The Conservative government obtained a so-called super-injunction from the High Court in August 2023 to stop news of the leak being reported, even blocking reports of the existence of a court order from coming out.

The gagging order continued for two years, into the current Labour administration, until it was lifted this week.

The court order of Mr Justice Robin Knowles shut down any scrutiny of the decisions being taken by our government, with billons of pounds of public money on the line.

Incredibly, MPs and Lords on the Intelligence and Security Committee – who are used to handling secrets while scrutinising bodies like MI5 – had been kept in the dark about the breach.

John Healey, as shadow Defence Secretary, was not briefed until December 2023, months after the leak was discovered, and Sir Keir Starmer was only informed when he entered Downing Street in July last year.

There was a strong argument for an initial gagging order - to protect those people whose details had been leaked and to make arrangements to help them.

Ben Wallace was Defence Secretary at the time and says he did not seek an “open-ended” injunction but one to last four months, to “protect those at risk who we owe a debt to and to continue to screen applicants to ensure UK public safety”.

But how do politicians defend two years of secrecy, or justify withholding information from colleagues who could offer a degree of accountability, even if in private?

A super-injunction to cover-up a national scandal would have seemed attractive in the run-up to last year’s General Election. But was keeping the public in the dark at that stage really justified?
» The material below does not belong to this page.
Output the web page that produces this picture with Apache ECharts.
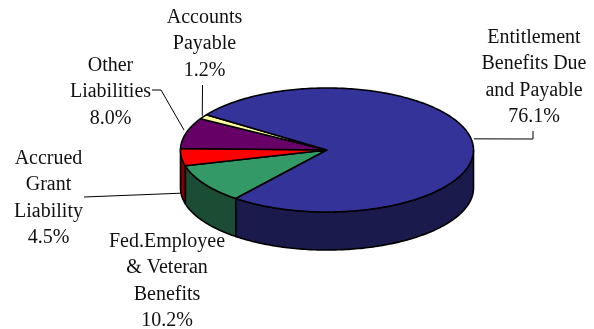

Liz Truss says she is “shocked” by the news and took aim on social media at the £7bn total cost of resettling Afghans in the UK. But she has been publicly called out by Wallace, her former colleague, as that cost was signed off when she was in post as Foreign Secretary.

Years of political spin and downright lies have wrecked our faith in the system, while courts have grown increasingly opaque.

Robert Jenrick says he only found out about the super-injunction as immigration minister when it had already been applied for, and was then powerless to speak out.

Suella Braverman, the former Home Secretary, has attacked her own party, saying “the cover-up was wrong, the super-injunction was wrong” and has suggested she was not involved in the application to the court.

But social media spats and claim and counter-claim between politicians is not good enough. Frankly, can we trust what they say?

We must now demand a full, authoritative account of how this scandal evolved, whether senior military figures “downplayed” the seriousness – as has been suggested who in government knew about the leak and the super-injunction, when they were told, and the reasons why some politicians were excluded.

Years of political spin and downright lies have wrecked our faith in the system, while courts have grown increasingly opaque.

Social media is now a breeding ground for baseless conspiracies – the idea that powerful people are covering things up. So when a cover-up emerges that’s actually true, it’s like pouring petrol on the bonfire of distrust.

So Starmer must now go above and beyond the instinctive reaction to a scandal, to try to contain it. Only full transparency will begin to rebuild faith that governments, officials and the courts can be relied on – as sometimes they must be - to take important decisions in secret.

Because ‘trust us’ simply does not wash any more.